Kyle Sinckler was just grateful to be back playing for England as coach Eddie Jones suggested he could be the world's best tighthead prop following Saturday's man-of-the-match display against Italy.
The Bristol Bears front rower made his first appearance of this year's Six Nations in the 41-18 victory at Twickenham, having missed the champions' opening loss at home to Scotland the week before through a suspension for swearing at a referee.
Sinckler, accepted responsibility for his actions when consulting 'Saviour World', a life-coaching programme for men.
"Obviously there was massive frustration at the time, but once I broke it down and was speaking to my mentor at Saviour World I had to take full responsibility for my actions," Sinckler said.
"The easiest thing I could have done is blame externally and look for excuses. But I hold my hands up, I understand where I went wrong.

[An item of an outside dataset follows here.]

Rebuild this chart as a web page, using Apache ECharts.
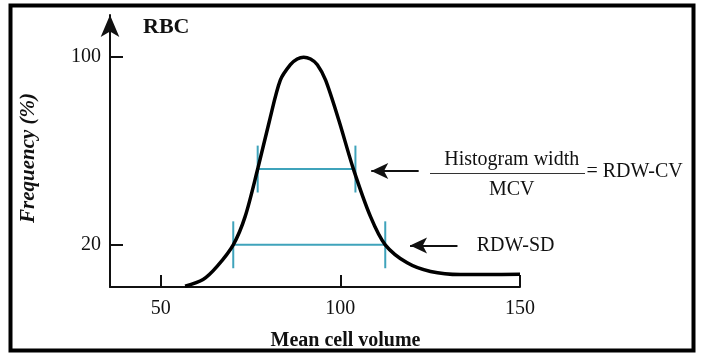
<!DOCTYPE html>
<html><head><meta charset="utf-8">
<script src="https://cdn.jsdelivr.net/npm/echarts@6/dist/echarts.min.js"></script>
<style>html,body{margin:0;padding:0;background:#fff}#c{width:714px;height:362px}</style>
</head><body><div id="c"></div>
<script>
// Curve (mean cell volume vs frequency %)
const curveX = [56.8, 61.8, 65.7, 70.2, 73.5, 77.0, 80.3, 83.3, 86.1, 88.0, 89.8, 91.7, 93.6, 95.9, 99.6, 103.6, 108.4, 112.5, 118.6, 125.1, 133.4, 141, 150];
const curveY = [2.3, 5.2, 10.8, 20, 32, 52.3, 73, 90.2, 96.8, 99.2, 100, 99.2, 96.8, 90.2, 73, 52.5, 32, 20, 12.3, 8.6, 7.3, 7.3, 7.4];
const xTicks = [50, 100, 150];
const yTicks = [20, 100];
// [left x, right x, y] of the width bars
const cvBar = [77.0, 104.2, 52.3];
const sdBar = [70.2, 112.5, 20];
const barTickHalf = 10;
// [tail x, tip x, y] of the pointer arrows
const cvArrow = [121.8, 108.6, 51.5];
const sdArrow = [132.6, 119.4, 19.7];

const FONT = '"Liberation Serif", "Times New Roman", serif';
const CYAN = '#3fa3bb';
const TXT = '#111';

function barSeries(bar) {
  const [x1, x2, y] = bar;
  const style = { color: CYAN, width: 2 };
  const mk = d => ({ type: 'line', data: d, symbol: 'none', lineStyle: style, silent: true, z: 2 });
  return [
    mk([[x1, y], [x2, y]]),
    mk([[x1, y - barTickHalf], [x1, y + barTickHalf]]),
    mk([[x2, y - barTickHalf], [x2, y + barTickHalf]])
  ];
}
function arrowLine(a) {
  return [{ coord: [a[0], a[2]], symbol: 'none' }, { coord: [a[1], a[2]], symbol: 'arrow' }];
}

const chart = echarts.init(document.getElementById('c'));
chart.setOption({
  animation: false,
  backgroundColor: '#fff',
  grid: { left: 110, right: 194, top: 15, bottom: 75 },
  xAxis: {
    type: 'value', min: 35.9, max: 150,
    axisLine: { show: true, lineStyle: { color: '#111', width: 2 } },
    axisTick: { show: true, inside: true, length: 12, customValues: xTicks, lineStyle: { color: '#111', width: 2 } },
    axisLabel: { customValues: xTicks, fontSize: 20, fontFamily: FONT, color: TXT, margin: 12 },
    splitLine: { show: false }
  },
  yAxis: {
    type: 'value', min: 2, max: 118,
    axisLine: { show: true, symbol: ['none', 'arrow'], symbolSize: [14, 22], symbolOffset: [0, 0], lineStyle: { color: '#111', width: 2 } },
    axisTick: { show: true, inside: true, length: 13, customValues: yTicks, lineStyle: { color: '#111', width: 2 } },
    axisLabel: { customValues: yTicks, fontSize: 20, fontFamily: FONT, color: TXT, margin: 9 },
    splitLine: { show: false }
  },
  series: [
    ...barSeries(cvBar),
    ...barSeries(sdBar),
    {
      type: 'line', data: curveX.map((x, i) => [x, curveY[i]]),
      symbol: 'none', smooth: 0.3,
      lineStyle: { color: '#000', width: 3.5 }, z: 3,
      markLine: {
        silent: true, animation: false,
        symbolSize: [12, 17],
        label: { show: false },
        lineStyle: { color: '#111', width: 2, type: 'solid' },
        data: [arrowLine(cvArrow), arrowLine(sdArrow)]
      }
    }
  ],
  graphic: [
    { type: 'rect', shape: { x: 10.5, y: 5.5, width: 683, height: 345 }, style: { fill: 'none', stroke: '#000', lineWidth: 4 } },
    { type: 'text', x: 143, y: 27, style: { text: 'RBC', font: 'bold 22px ' + FONT, fill: TXT, textAlign: 'left', textVerticalAlign: 'middle' } },
    { type: 'text', x: 29, y: 158, rotation: Math.PI / 2, style: { text: 'Frequency (%)', font: 'italic bold 21px ' + FONT, fill: TXT, textAlign: 'center', textVerticalAlign: 'middle' } },
    { type: 'text', x: 345.5, y: 341, style: { text: 'Mean cell volume', font: 'bold 20px ' + FONT, fill: TXT, textAlign: 'center', textVerticalAlign: 'middle' } },
    { type: 'text', x: 511.7, y: 160, style: { text: 'Histogram width', font: '20px ' + FONT, fill: TXT, textAlign: 'center', textVerticalAlign: 'middle' } },
    { type: 'line', shape: { x1: 430, y1: 173.5, x2: 585, y2: 173.5 }, style: { stroke: '#333', lineWidth: 1.2 } },
    { type: 'text', x: 511.7, y: 190, style: { text: 'MCV', font: '20px ' + FONT, fill: TXT, textAlign: 'center', textVerticalAlign: 'middle' } },
    { type: 'text', x: 586.5, y: 171.5, style: { text: '= RDW-CV', font: '20px ' + FONT, fill: TXT, textAlign: 'left', textVerticalAlign: 'middle' } },
    { type: 'text', x: 476.7, y: 246, style: { text: 'RDW-SD', font: '20px ' + FONT, fill: TXT, textAlign: 'left', textVerticalAlign: 'middle' } }
  ]
});
</script>
</body></html>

"I came to the understanding of how much of an inspiration you are to the younger generation and how much they do look up to you. You just have to be very, very careful."
The 27-year-old British and Irish Lions international added: "I just loved being out there against Italy. I truly love the game. Hopefully people saw how much it means to me just to play rugby.
"I still think I have a lot more growth. I'm nowhere near the player I want to be and there's a lot of hard work to be done."
England continue their Six Nations title defence away to Wales on February 27, with the fiery Sinckler having lost his temper in Cardiff two years ago following persistent provocation by the home side.
Sinckler, labelled an "emotional time-bomb" in the build-up to that match by then Wales coach Warren Gatland, said his actions had cost England a Grand Slam.
But Jones believes he is now maturing as a player, although he accepts Sinckler still has something of a raw edge about him.
"There always is a worry," said Jones. "He's still a jungle tiger and jungle tigers can always go.
"In the most he behaves like a zoo tiger but still with the fight of a jungle tiger, so we just have to keep managing that."
The veteran Australian coach added: "I just see him maturing massively as a rugby player. He was a hot-headed individual type with a lot of potential and now what we're seeing is a maturing, professional, committed player who is producing performances consistently.
"If you look at the way he played for us in the autumn and now the first game back in the Six Nations, he's going to be close to being the best tighthead in the world and that's his target, that's where we want him to get."